Thus, in a preferred embodiment, the second catalytic layer consists, apart from unavoidable impurities, of platinum and tin and optionally palladium and/or rhodium, in molar percentages, calculated as metallic elements, ranging from 48% to 96% of platinum, from 4% to 12% of tin, from 0% to 24% of palladium and from 0% to 24% of rhodium.

According to a preferred embodiment of the above electrode, the first catalytic layer comprises a metal or metal oxide of iridium, ruthenium, tin, in molar percentages, calculated as metal element, Ru 24-34%, Ir 3-13%, Sn 30-70%.

The first catalytic layer preferably contains platinum or an oxide thereof, and the average molar percentage on a metal element basis is in the range of 3% to 10%. Since the concentration of the platinum component varies in a direction perpendicular to the interface between the first layer and the second layer, the platinum concentration is an average of the concentration distribution through the first catalytic layer.

It goes without saying that the person skilled in the art will select the molar percentages of the individual elements in such a way that the sum of the molar percentages of the components is 100. In particular, if no other metal is present in the first catalytic layer, tin or tin oxide is preferably present in a concentration (in terms of metal element) of 55% to 70%.

In another embodiment, said first catalytic layer comprises another valve metal selected from titanium, tantalum and niobium, in an amount ranging between 30% and 40% expressed in molar percentage of the metallic elements; in fact, it has been observed how the presence of another valve metal, such as titanium, combines good catalytic activity with a significant increase in the electrode resistance during the course of the current reversal required.

In a preferred embodiment, the first catalytic layer consists, apart from unavoidable impurities, of iridium, ruthenium, tin and platinum, and optionally titanium, in molar percentages, calculated on the metallic element, ranging from 3% to 13% iridium, from 24% to 34% ruthenium, from 30% to 70% tin, from 3% to 10% platinum and from 30% to 40% titanium.

The inventors have observed that, surprisingly, in the catalytic coating described above, diffusion phenomena between the layers occur: the tin of the first catalytic layer diffuses into the second layer and the platinum of the second catalytic layer diffuses into the first layer.
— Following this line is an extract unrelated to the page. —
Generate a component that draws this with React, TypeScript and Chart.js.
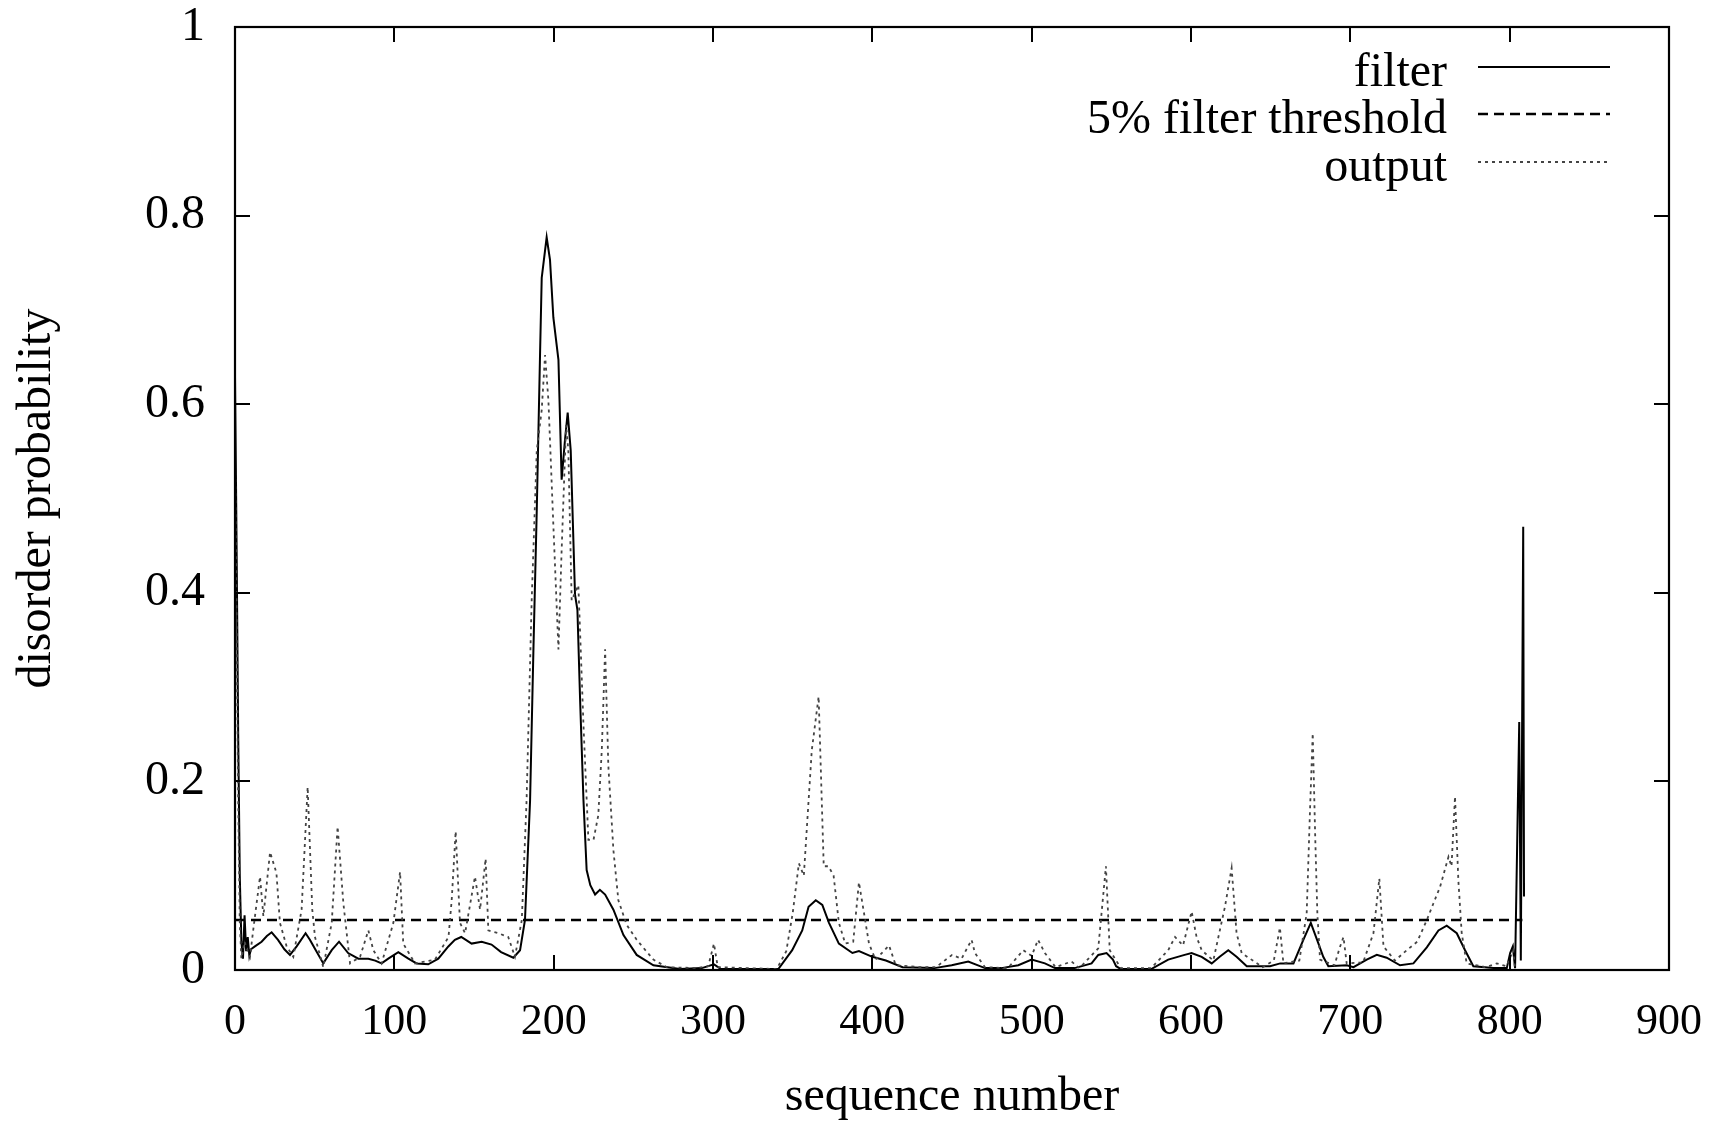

Diffusion of tin into the second catalytic layer occurs across the concentration gradient such that the amount of tin in the second catalytic layer is greatest at the interface between the two catalytic layers and decreases towards the outer surface of the second catalytic layer.

The presence of tin diffused into the second catalytic layer may advantageously slow down the consumption of the noble metals present in the second catalytic layer, so that the optimized performance characteristics in terms of catalytic activity and selectivity can be maintained for a longer time without impairing the catalytic performance.

Likewise, the diffusion of platinum from the second catalytic layer into the first catalytic layer is such that the amount of platinum in the first catalytic layer is greatest at the interface between the two catalytic layers and gradually decreases towards the inner surface of the first catalytic layer.

The diffusion of platinum into the first catalytic layer allows the catalytic activity to be enhanced. This further allows better catalytic performance characteristics to be maintained throughout the life of the electrode in the event that prolonged use of the electrode causes the second layer to wear away over time. The presence of the elements and the particular structure of the catalytic coating allows better performance characteristics to be guaranteed with respect to the prior art and has the further advantage of increasing the working life of the electrode.

Furthermore, surprisingly, the electrode according to the invention allows to maintain better performance characteristics in terms of activity and selectivity over time.

The presence of tin has a great influence on the selectivity; however, if there is a large amount of tin bound to the platinum on the outer surface of the catalytic coating, the increase in catalytic activity of the platinum itself is reduced.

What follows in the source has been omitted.